Jobs And Housing Support To Reduce Women’s Reoffending

The Andrews Labor Government is expanding support services and programs focused on reducing the number of women in prison.

Victoria’s female prisoner population has nearly doubled over the last decade, with the number of Aboriginal women in prison growing at an even faster rate. Two thirds of female prisoners reported being a victim of family violence.

The $14.5 million investment includes more than $5.8 million to provide employment opportunities and reconnect women with their families. As part of this, Women’s Employment Specialists will be introduced in women’s prisons to strengthen employment opportunities for women leaving custody.

This initiative is modelled on the successful Employment Pathways Brokers Program which has provided employment and training support for over 1,000 offenders on supervised orders in the community.

More than $2.7 million will go to improving access to housing including additional housing workers who will provide comprehensive planning and support so women can access sustainable housing when they return to the community.

Reducing the over-representation of Aboriginal women and improving their connections to community is a key focus for the Labor Government.

More than $2.3 million will be invested to expand legal and housing support as well as a feasibility study for a culturally responsive residential diversion program for Aboriginal women similar to the Wulgunggo Ngalu Learning Place for Aboriginal men.

Other initiatives include the continuation of successful family violence programs for women prisoners and new Practice Advisers to enhance the management of women in prison with complex needs.

Quotes attributable to Minister for Corrections and Crime Prevention Ben Carroll

“The key to reducing offending and protecting community safety is ensuring we address the root causes of crime. That’s why we’re focussing on providing greater support to women involved in the justice system.”
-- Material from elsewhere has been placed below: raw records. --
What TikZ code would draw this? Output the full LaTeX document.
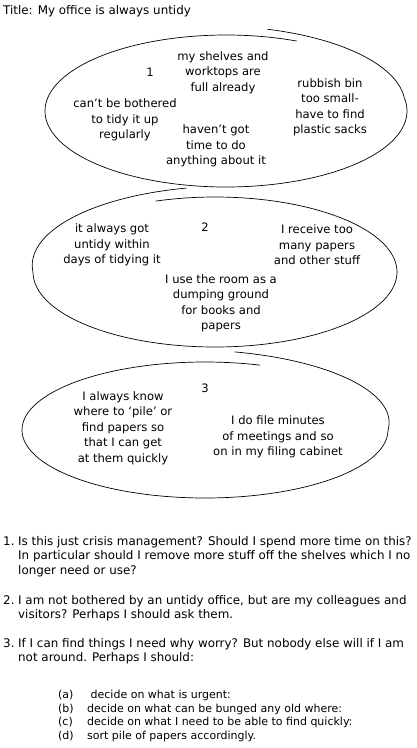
\documentclass[tikz,border=0pt]{standalone}
\usepackage{fontspec}
\setmainfont{DejaVu Sans}

\begin{document}
\begin{tikzpicture}[x=1pt, y=-1pt, font=\fontsize{11.6}{15.5}\selectfont,
    bubbletext/.style={align=center, inner sep=0pt},
    listtext/.style={anchor=base west, inner sep=0pt, align=left, font=\fontsize{11.9}{14.5}\selectfont},
    subtext/.style={anchor=base west, inner sep=0pt, font=\fontsize{11}{13.5}\selectfont},
    loopline/.style={line width=0.7pt}]

    \useasboundingbox (0,0) rectangle (417,748);

    % Title
    \node[anchor=base west, inner sep=0pt, font=\fontsize{11.9}{14}\selectfont] (title) at (3,14) {Title: My office is always untidy};

    % Loop 1
    \begin{scope}
        \draw[loopline] plot[domain=67:438, samples=220, smooth]
            ({226 + 181*(1 + 0.1*max(0,\x-370)/68)*cos(\x)}, {111 - 76*(1 + 0.1*max(0,\x-370)/68)*sin(\x)});
        \node (one) at (150,72) {1};
        \node[bubbletext] (shelves) at (223,72.5) {my shelves and\\worktops are\\full already};
        \node[bubbletext] (bothered) at (125,120) {can't be bothered\\to tidy it up\\regularly};
        \node[bubbletext] (notime) at (216,146) {haven't got\\time to do\\anything about it};
        \node[bubbletext] (rubbish) at (330,107.5) {rubbish bin\\too small-\\have to find\\plastic sacks};
    \end{scope}

    % Loop 2
    \begin{scope}
        \draw[loopline] plot[domain=-262:109, samples=220, smooth]
            ({215 + 182*(1 + 0.13*max(0,-180-\x)/82)*cos(\x)}, {272 - 75*(1 + 0.13*max(0,-180-\x)/82)*sin(\x)});
        \node (two) at (205,227) {2};
        \node[bubbletext] (untidy) at (112,245) {it always got\\untidy within\\days of tidying it};
        \node[bubbletext] (receive) at (317,245) {I receive too\\many papers\\and other stuff};
        \node[bubbletext] (dumping) at (221,303.5) {I use the room as a\\dumping ground\\for books and\\papers};
    \end{scope}

    % Loop 3
    \begin{scope}
        \draw[loopline] plot[domain=-287.5:82, samples=220, smooth]
            ({205 + 183*(1 + 0.16*max(0,\x)/82)*cos(\x)}, {430 - 68*(1 + 0.16*max(0,\x)/82)*sin(\x)});
        \node (three) at (205,388) {3};
        \node[bubbletext] (know) at (123,428) {I always know\\where to `pile' or\\find papers so\\that I can get\\at them quickly};
        \node[bubbletext] (minutes) at (278,437) {I do file minutes\\of meetings and so\\on in my filing cabinet};
    \end{scope}

    % Questions (base anchor sits on the last line)
    \node[listtext] (num1) at (3,545) {1.};
    \node[listtext] (q1) at (18,574) {Is this just crisis management? Should I spend more time on this?\\In particular should I remove more stuff off the shelves which I no\\longer need or use?};
    \node[listtext] (num2) at (3,604) {2.};
    \node[listtext] (q2) at (18,618.5) {I am not bothered by an untidy office, but are my colleagues and\\visitors? Perhaps I should ask them.};
    \node[listtext] (num3) at (3,647) {3.};
    \node[listtext] (q3) at (18,661.5) {If I can find things I need why worry? But nobody else will if I am\\not around. Perhaps I should:};

    % Sub-items
    \foreach \lab/\txt [count=\i] in {a/{\ decide on what is urgent:},
                                     b/{decide on what can be bunged any old where:},
                                     c/{decide on what I need to be able to find quickly:},
                                     d/{sort pile of papers accordingly.}} {
        \node[subtext] (lab-\lab) at (58,685+13.5*\i) {(\lab)};
        \node[subtext] (item-\lab) at (87,685+13.5*\i) {\txt};
    }

\end{tikzpicture}
\end{document}
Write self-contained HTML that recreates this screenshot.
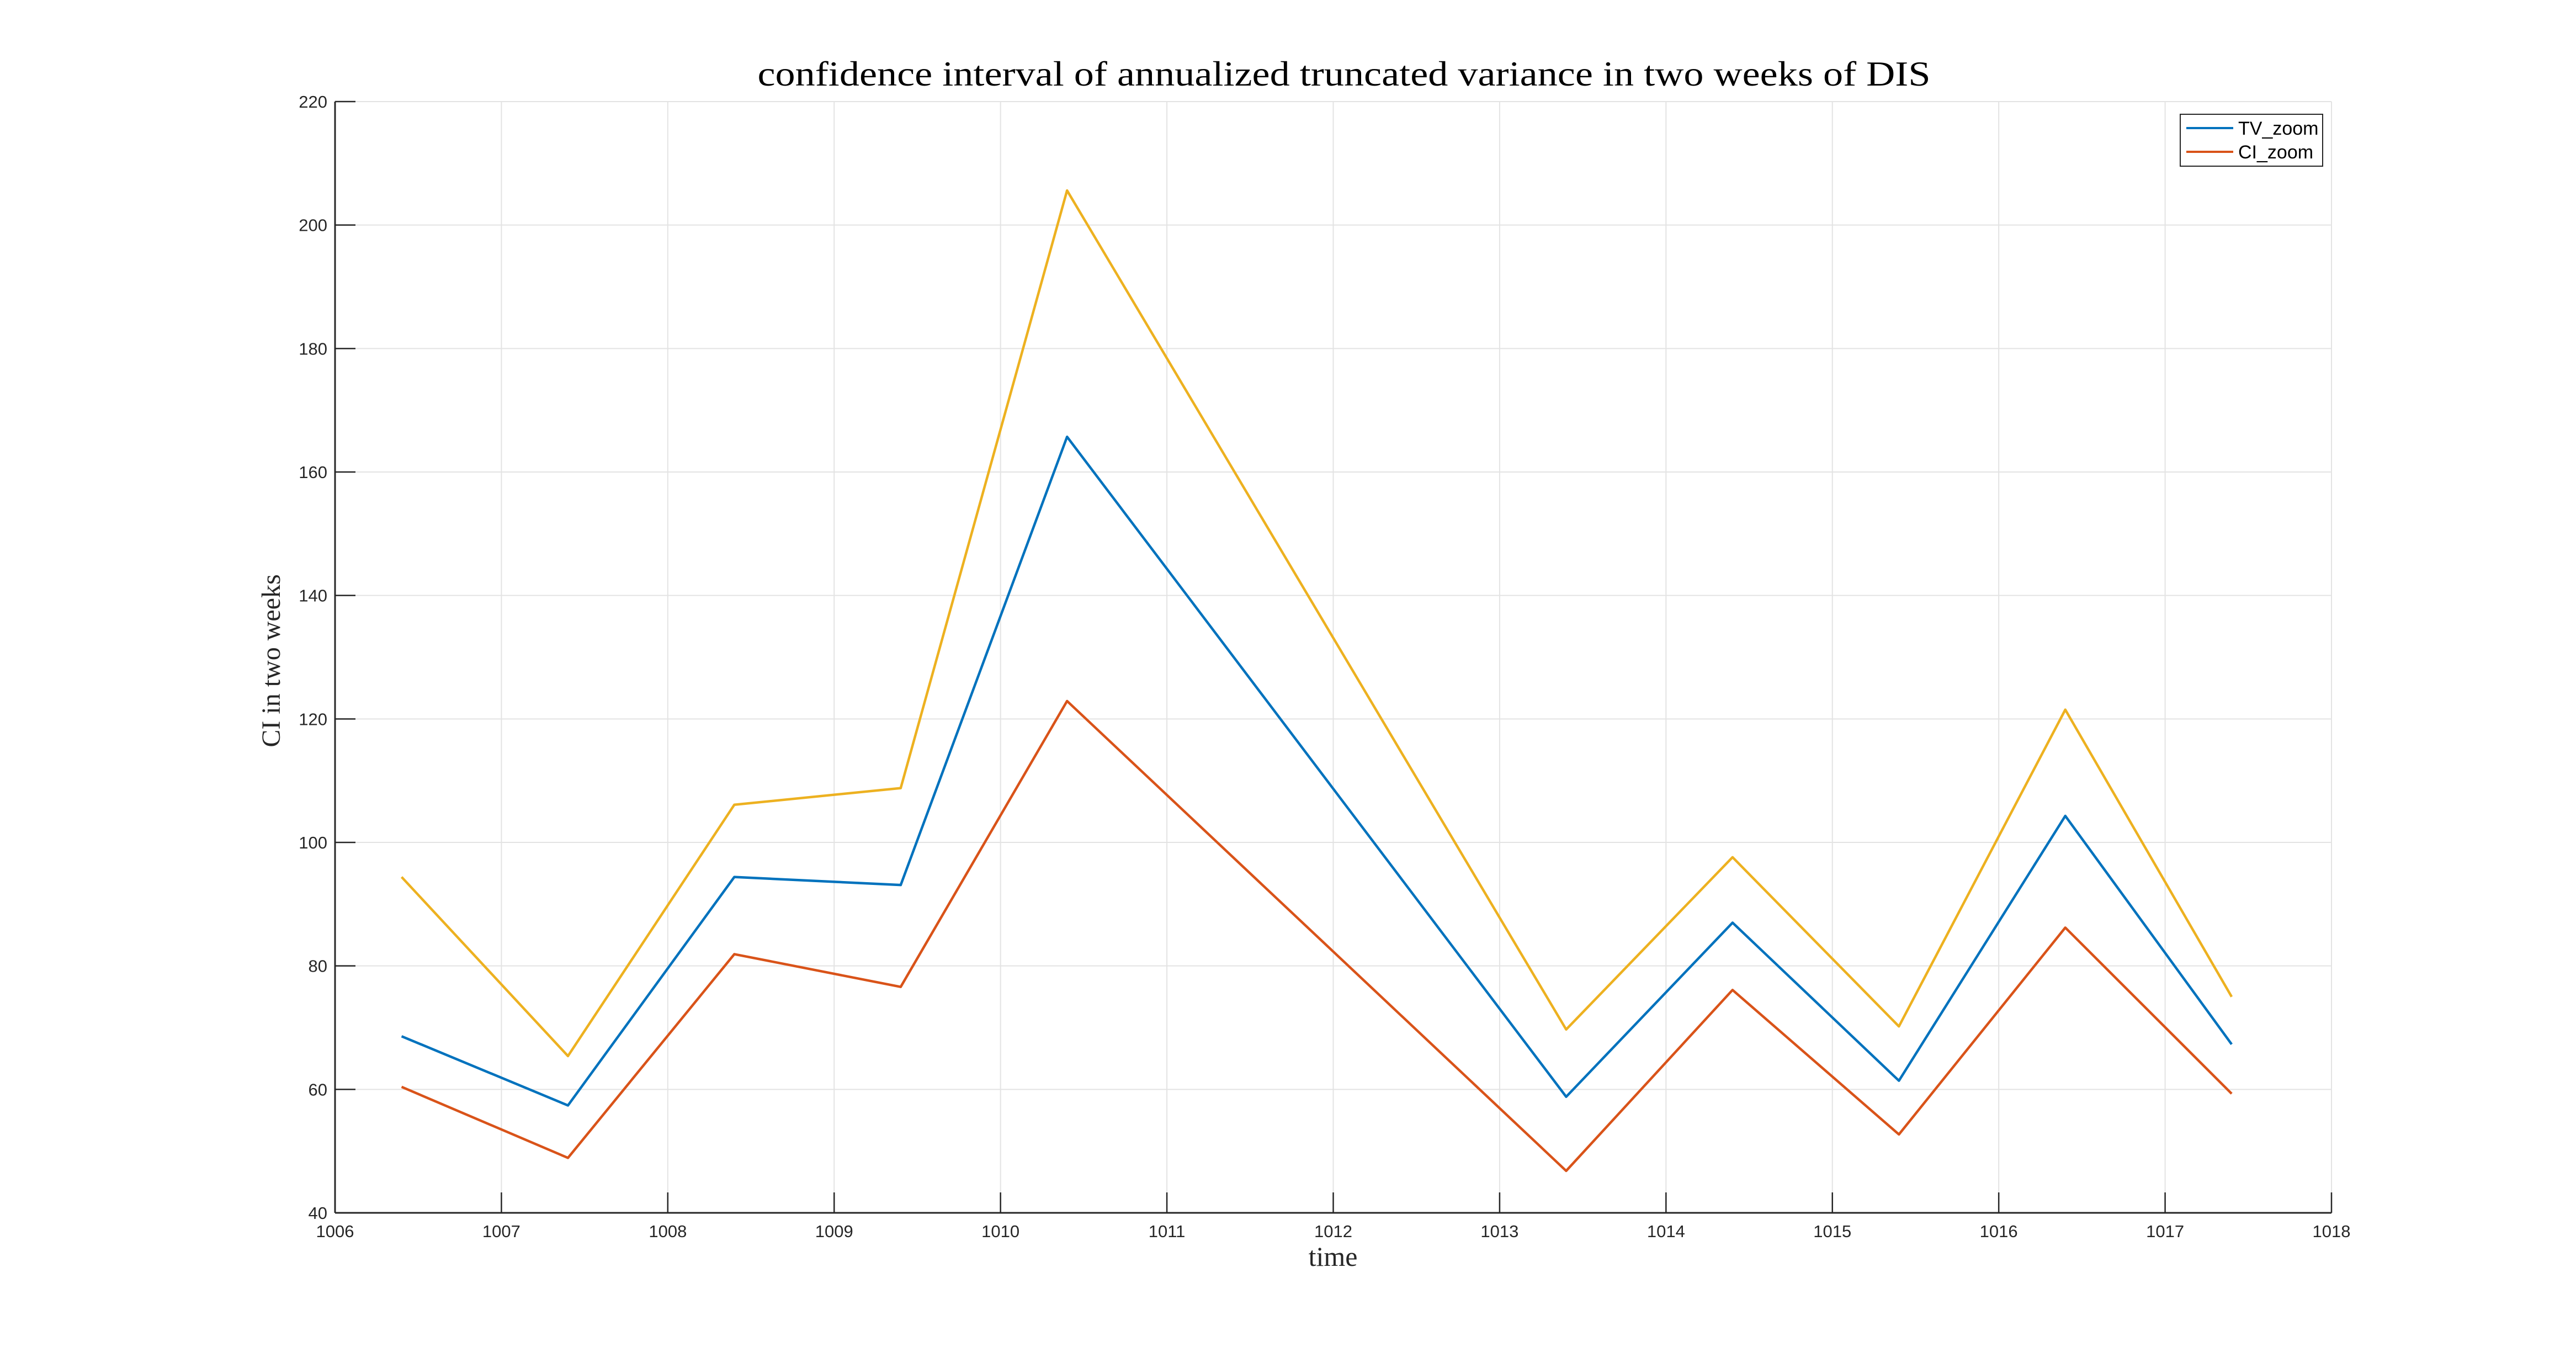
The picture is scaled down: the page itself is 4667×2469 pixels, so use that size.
<!DOCTYPE html>
<html><head><meta charset="utf-8"><style>
html,body{margin:0;padding:0;background:#fff;width:4667px;height:2469px;overflow:hidden}
svg{display:block}
</style></head><body>
<svg id="chart" width="4667" height="2469" xmlns="http://www.w3.org/2000/svg">
<g id="grid"></g>
<g id="series"></g>
<g id="axes"></g>
<text x="2435" y="155" text-anchor="middle" font-family="Liberation Serif, serif" font-size="64" fill="#000" textLength="2125" lengthAdjust="spacingAndGlyphs">confidence interval of annualized truncated variance in two weeks of DIS</text>
<text x="2415" y="2293" text-anchor="middle" font-family="Liberation Serif, serif" font-size="50" fill="#262626">time</text>
<text transform="translate(507,1197) rotate(-90)" text-anchor="middle" font-family="Liberation Serif, serif" font-size="48" fill="#262626">CI in two weeks</text>
<g>
<rect x="3950" y="207" width="258" height="94" fill="#fff" stroke="#262626" stroke-width="2"/>
<line x1="3961" y1="232" x2="4046" y2="232" stroke="#0072BD" stroke-width="4"/>
<text x="4055" y="244" font-family="Liberation Sans, sans-serif" font-size="34" fill="#000">TV_zoom</text>
<line x1="3961" y1="275" x2="4046" y2="275" stroke="#D95319" stroke-width="4"/>
<text x="4055" y="287" font-family="Liberation Sans, sans-serif" font-size="34" fill="#000">CI_zoom</text>
</g>
</svg>
<script>
const xValues = [1006.4,1007.4,1008.4,1009.4,1010.4,1013.4,1014.4,1015.4,1016.4,1017.4];
const tvZoom = [68.6,57.4,94.4,93.1,165.7,58.8,87.0,61.4,104.3,67.3];
const ciLower = [60.4,48.9,81.9,76.6,122.9,46.8,76.1,52.7,86.2,59.3];
const ciUpper = [94.4,65.4,106.1,108.8,205.6,69.7,97.6,70.2,121.5,75.0];
const xTicks = [1006,1007,1008,1009,1010,1011,1012,1013,1014,1015,1016,1017,1018];
const yTicks = [40,60,80,100,120,140,160,180,200,220];

const L=607,R=4224,T=184,B=2197,xMin=1006,xMax=1018,yMin=40,yMax=220;
const NS='http://www.w3.org/2000/svg';
function sx(v){return L+(v-xMin)/(xMax-xMin)*(R-L);}
function sy(v){return B-(v-yMin)/(yMax-yMin)*(B-T);}
function mk(tag,attrs,parent){const e=document.createElementNS(NS,tag);for(const k in attrs)e.setAttribute(k,attrs[k]);parent.appendChild(e);return e;}
const grid=document.getElementById('grid'),axes=document.getElementById('axes'),series=document.getElementById('series');
xTicks.forEach(t=>{
  const g=mk('line',{x1:sx(t),x2:sx(t),y1:T,y2:B,stroke:'#e3e3e3','stroke-width':2},grid);
  
  
  const k=mk('line',{x1:sx(t),x2:sx(t),y1:B,y2:B-37,stroke:'#262626','stroke-width':2.5},axes);
  
  
  const l=mk('text',{x:sx(t),y:2241,'text-anchor':'middle','font-family':'Liberation Sans, sans-serif','font-size':31,fill:'#262626'},axes);
  l.textContent=t;
  
  
});
yTicks.forEach(t=>{
  const g=mk('line',{x1:L,x2:R,y1:sy(t),y2:sy(t),stroke:'#e3e3e3','stroke-width':2},grid);
  
  
  const k=mk('line',{x1:L,x2:L+37,y1:sy(t),y2:sy(t),stroke:'#262626','stroke-width':2.5},axes);
  
  
  const l=mk('text',{x:593,y:sy(t)+11,'text-anchor':'end','font-family':'Liberation Sans, sans-serif','font-size':31,fill:'#262626'},axes);
  l.textContent=t;
  
  
});
const xa=mk('line',{x1:L,x2:R,y1:B,y2:B,stroke:'#262626','stroke-width':3},axes);


const ya=mk('line',{x1:L,x2:L,y1:T,y2:B,stroke:'#262626','stroke-width':3},axes);


function line(vals,color,name){
  const p=mk('polyline',{points:vals.map((v,i)=>sx(xValues[i])+','+sy(v)).join(' '),fill:'none',stroke:color,'stroke-width':4.5,'stroke-linejoin':'round'},series);
  
  
}
line(ciUpper,'#EDB120','ci-upper-line');
line(tvZoom,'#0072BD','tv-zoom-line');
line(ciLower,'#D95319','ci-lower-line');
</script>
</body></html>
“Women prisoners are less likely to be imprisoned for a serious offence, more likely to spend short periods in custody and most likely to be victims themselves, reporting high rates of sexual abuse and family violence.”

Quote attributable to Minister for Aboriginal Affairs Gavin Jennings

This key investment will help Aboriginal women into housing when they leave custody and find employment opportunities – this will help them break the cycle of offending.”

 Quote attributable to Women’s Correctional Services Advisory Committee Chair Maree Edwards

“The Andrews Labor Government is committed to providing gender responsive and trauma-informed services to women prisoners to address the causes of their offending and reduce the growing numbers of women in custody.”